Offshore firm to pay $2.4M to settle H-1B wage case

Patni Computer Systems blamed an 'accounting error'

One of the largest users of H-1B visas, India-based Patni Computer Systems Inc., is paying $2.4 million in back wages to 607 of its H-1B employees as part of an agreement announced today by the U.S. Department of Labor.

Labor officials said that Patni failed to pay the prevailing wages due the employees between January 2004 and December 2005. The law requires H-1B employers to pay wages similar to what a U.S. worker would receive for the same kind of work.

Patni spokesman Gene Carozza said the back wage problem was "due to an accounting error that has since been rectified."

This may be the largest H-1B wage settlement case ever reached by government, and it involves an investigation that spanned 32 states, according to John Chavez, a labor department spokesman. In total, the settlement would amount to nearly $4,000 in back wages per employee if the money were split evenly among them, which it most likely is not. "The main objective (of the settlement) is to make [employees] whole," said Chavez.

In a statement, Labor Secretary Elaine Chao said that "the department is committed to vigorously enforcing the H-1B provisions that guard against employers undercutting American workers by underpaying temporary foreign workers."

Patini, which has its U.S. headquarters in Cambridge, Mass., and global headquarters in Mumbai, received 1,391 H-1B visas in fiscal year 2006. The company was one of nine firms that last month received letters from U.S. Sens. Dick Durbin (D-Ill.) and Chuck Grassley (R-Iowa) seeking additional information -- including wage data -- about its use of H-1B visas.

Patini has about 13,000 employees and reported $156 million in revenue for the quarter that ended March 31.

While the Labor Department has in the past barred some companies from using the H-1B program because of violations -- and has published a list of those companies -- there was no evidence of a willful violation by Patni in this case, Chevez said.

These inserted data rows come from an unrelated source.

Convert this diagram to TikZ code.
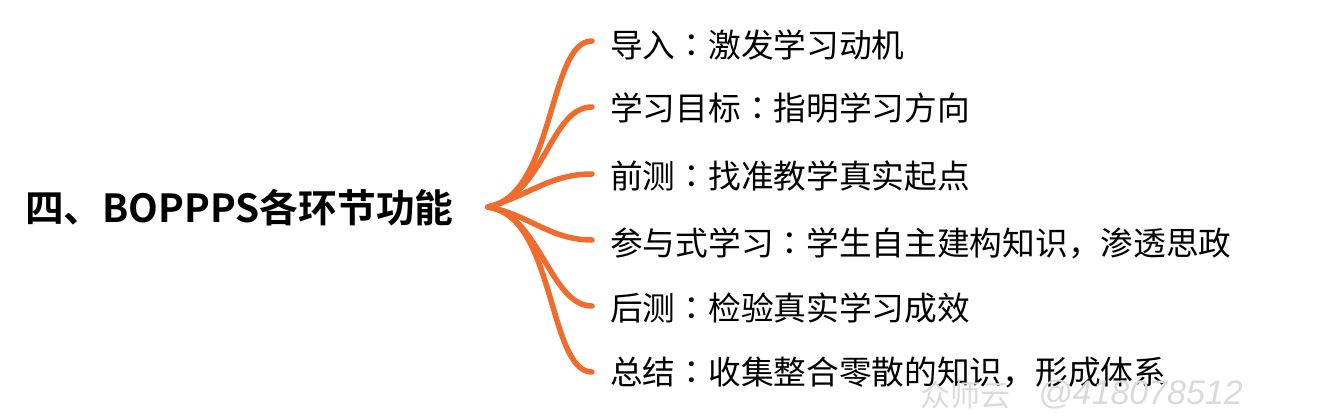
\documentclass[tikz,border=0pt]{standalone}
\usepackage{fontspec}
\newfontfamily\cjk{Noto Sans CJK SC}[BoldFont={Noto Sans CJK SC Bold}]
\newfontfamily\cjktc{Noto Sans CJK TC}
\newfontfamily\wmfont{Liberation Sans}
\newcommand{\fcolon}{{\cjktc ：}}
\definecolor{branch}{RGB}{240,108,44}
\definecolor{wm}{RGB}{218,218,218}
\begin{document}
\begin{tikzpicture}[x=1pt,y=-1pt,
  item/.style={anchor=west,inner sep=0pt,font=\cjk\fontsize{32.7}{36}\selectfont},
  br/.style={draw=branch,line width=5.5pt,line cap=round}]
\useasboundingbox (0,0) rectangle (1320,417);
\node[anchor=west,inner sep=0pt,font=\cjk\bfseries\fontsize{38.7}{42}\selectfont] (title) at (25,208) {四、BOPPPS各环节功能};
\coordinate (o) at (488,207);
\coordinate (e1) at (592,41);
\coordinate (e2) at (592,107);
\coordinate (e3) at (592,174);
\coordinate (e4) at (592,240);
\coordinate (e5) at (592,306);
\coordinate (e6) at (592,372);
\draw[br] (o) .. controls (555,195) and (548,41) .. (e1);
\draw[br] (o) .. controls (545,195) and (550,107) .. (e2);
\draw[br] (o) .. controls (530,195) and (550,174) .. (e3);
\draw[br] (o) .. controls (530,215) and (550,240) .. (e4);
\draw[br] (o) .. controls (540,215) and (550,306) .. (e5);
\draw[br] (o) .. controls (555,215) and (548,372) .. (e6);
\node[item] (t1) at (610,45) {导入\fcolon 激发学习动机};
\node[item] (t2) at (610,108) {学习目标\fcolon 指明学习方向};
\node[item] (t3) at (610,176) {前测\fcolon 找准教学真实起点};
\node[item] (t4) at (610,243) {参与式学习\fcolon 学生自主建构知识，渗透思政};
\node[item] (t5) at (610,308) {后测\fcolon 检验真实学习成效};
\node[item] (t6) at (610,372) {总结\fcolon 收集整合零散的知识，形成体系};
\node[anchor=west,inner sep=0pt,text=wm,font=\cjk\fontsize{30}{32}\selectfont] (w1) at (920,395) {众师云};
\node[anchor=west,inner sep=0pt,text=wm,font=\wmfont\itshape\fontsize{34}{36}\selectfont] (w2) at (1038,395) {@418078512};
\end{tikzpicture}
\end{document}
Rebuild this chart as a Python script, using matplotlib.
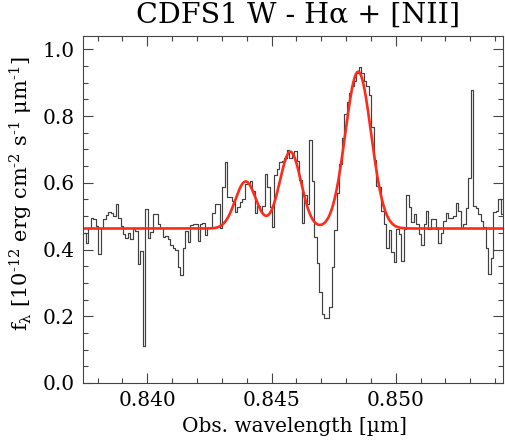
import numpy as np
import matplotlib
matplotlib.use("Agg")
import matplotlib.pyplot as plt
from matplotlib.ticker import MultipleLocator, FormatStrFormatter

# ---- data ----
wl_start = 0.83747   # centre of first bin [um]
wl_step = 0.0001     # bin width [um]
flux = [0.451, 0.419, 0.466, 0.494, 0.491, 0.471, 0.386, 0.466, 0.491, 0.504,
        0.514, 0.511, 0.502, 0.537, 0.496, 0.471, 0.446, 0.436, 0.451, 0.431,
        0.466, 0.456, 0.356, 0.396, 0.112, 0.521, 0.436, 0.453, 0.506, 0.506,
        0.476, 0.466, 0.438, 0.441, 0.431, 0.413, 0.406, 0.398, 0.348, 0.323,
        0.406, 0.456, 0.423, 0.474, 0.476, 0.476, 0.426, 0.476, 0.481, 0.443,
        0.466, 0.466, 0.509, 0.537, 0.536, 0.464, 0.587, 0.661, 0.556, 0.556,
        0.546, 0.514, 0.526, 0.541, 0.551, 0.596, 0.596, 0.606, 0.576, 0.509,
        0.531, 0.516, 0.529, 0.626, 0.586, 0.526, 0.469, 0.622, 0.641, 0.661,
        0.666, 0.674, 0.699, 0.674, 0.686, 0.696, 0.664, 0.609, 0.481, 0.564,
        0.536, 0.727, 0.606, 0.438, 0.359, 0.273, 0.206, 0.196, 0.196, 0.228,
        0.348, 0.459, 0.570, 0.656, 0.734, 0.806, 0.843, 0.869, 0.889, 0.905,
        0.929, 0.946, 0.929, 0.904, 0.889, 0.864, 0.768, 0.668, 0.589, 0.586,
        0.516, 0.476, 0.406, 0.458, 0.393, 0.363, 0.461, 0.446, 0.366, 0.461,
        0.563, 0.526, 0.483, 0.506, 0.476, 0.446, 0.413, 0.476, 0.516, 0.461,
        0.491, 0.491, 0.461, 0.420, 0.449, 0.486, 0.509, 0.496, 0.496, 0.501,
        0.539, 0.516, 0.466, 0.476, 0.524, 0.614, 0.879, 0.529, 0.524, 0.506,
        0.486, 0.469, 0.406, 0.328, 0.376, 0.514, 0.516, 0.551, 0.506]

# Gaussian fit components
fit_continuum = 0.463
fit_centers = [0.84396, 0.84576, 0.84849]
fit_amps = [0.141, 0.230, 0.470]
fit_sigmas = [0.00042, 0.00043, 0.00052]

title = "CDFS1 W - H\u03b1 + [NII]"
xlabel = "Obs. wavelength [\u00b5m]"
ylabel = (r"f$_{\mathrm{\lambda}}$ [10$^{\text{-12}}$ erg cm$^{\text{-2}}$ "
          r"s$^{\text{-1}}$ $\mathrm{\mu}$m$^{\text{-1}}$]")
xlim = (0.83741, 0.85432)
ylim = (0.0, 1.04)

# ---- plot ----
plt.rcParams['font.family'] = ['DejaVu Serif']
plt.rcParams['mathtext.fontset'] = 'dejavuserif'

W, H = 505, 442
fig = plt.figure(figsize=(W / 100, H / 100), dpi=100)
ax = fig.add_axes([83 / W, 1 - 383 / H, 420 / W, 347 / H])

flux = np.array(flux)
wl = wl_start + wl_step * np.arange(len(flux))
ax.step(wl, flux, where='mid', color='#404040', lw=0.85)

xx = np.linspace(xlim[0], xlim[1], 1500)
model = np.full_like(xx, fit_continuum)
for c, a, s in zip(fit_centers, fit_amps, fit_sigmas):
    model += a * np.exp(-0.5 * ((xx - c) / s) ** 2)
ax.plot(xx, model, color='#ff2a18', lw=1.9)

ax.set_xlim(*xlim)
ax.set_ylim(*ylim)
ax.xaxis.set_major_locator(MultipleLocator(0.005))
ax.xaxis.set_minor_locator(MultipleLocator(0.001))
ax.yaxis.set_major_locator(MultipleLocator(0.2))
ax.yaxis.set_minor_locator(MultipleLocator(0.05))
ax.xaxis.set_major_formatter(FormatStrFormatter('%.3f'))
ax.yaxis.set_major_formatter(FormatStrFormatter('%.1f'))
ax.tick_params(which='both', direction='in', top=True, right=True,
               color='#444444', labelsize=14.5, width=0.8)
ax.tick_params(which='major', length=7, pad=6)
ax.tick_params(which='minor', length=3.5)
for sp in ax.spines.values():
    sp.set_color('#444444')
    sp.set_linewidth(0.8)

fig.text(298 / W, 1 - 15 / H, title, ha='center', va='center', fontsize=20.5)
fig.text(294 / W, 1 - 426 / H, xlabel, ha='center', va='center', fontsize=14.5)
fig.text(21 / W, 1 - 194 / H, ylabel, ha='center', va='center', rotation=90,
         fontsize=15)

fig.savefig('out.png', dpi=100)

For a company to be considered a willful violator, it must meet a list of conditions that includes misrepresenting information on the Labor Condition Application, which is used by firms to indicate prevailing wage.

The enforcement action announced today comes at the same time some U.S. senators, including Durbin and Grassley, are pushing for changes in the H-1B program that would give the Labor Department more manpower and authority to investigate companies that use the visa program.

The settlement's timing could raise eyebrows, and Ron Hira, an assistant professor of public policy at Rochester Institute of Technology in New York who has testified before Congress on the H-1B issue. "Our focus should be on the fact that many companies are in compliance with the law but are able to pay lower wages" than those paid to U.S. workers.